Joe (my pastor friend), referred me to this article: http://www.achievebalance.com/spirit/cnc/third.htm You may not have time or want to read it so I’ll just give you my perception of what it says. Basically, we make a conscious decision to take on the Lord’s name as our family name when we make the decision to be a Christian (much like a wife decides to take the name of her husband upon marriage). When we take on His name as ours, we have a responsibility to make appropriate changes to our lives… to try our best to live like a follower of Christ (much like the change in life that occurs in marriage… no more dating, no more living alone – you are joined as one and you make decisions together).
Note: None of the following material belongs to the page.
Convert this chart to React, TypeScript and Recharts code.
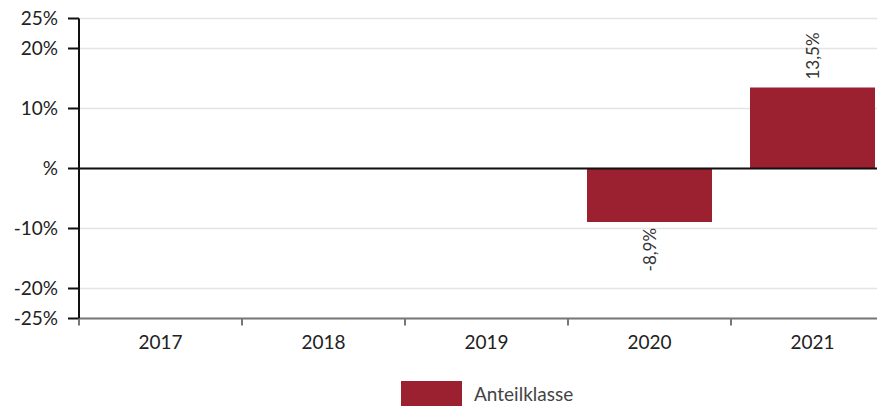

If we take on the family name of God but we do not make the appropriate changes that decision dictates, then we are essentially… taking His name in vain... taking on His name in vain.

So, taking the Lord’s name in vain can be as elementary as a slip of the tongue AND as serious as an inconsistent lifestyle. Wow… this really spoke to me. At the end of the article, the writer reminded me that we are all sinners and it is impossible to live a life that never takes the Lord’s name in vain so… just like with all the other commandments… it’s important for me to remember God’s grace and love is the only way I can ever deserve to carry His name. I must continue to consciously search for Him. I must attempt to live in intentional discipleship and do my best as a woman who has taken on the family name of God. This Commandment is a lot bigger than controlling the words that flow from my mouth.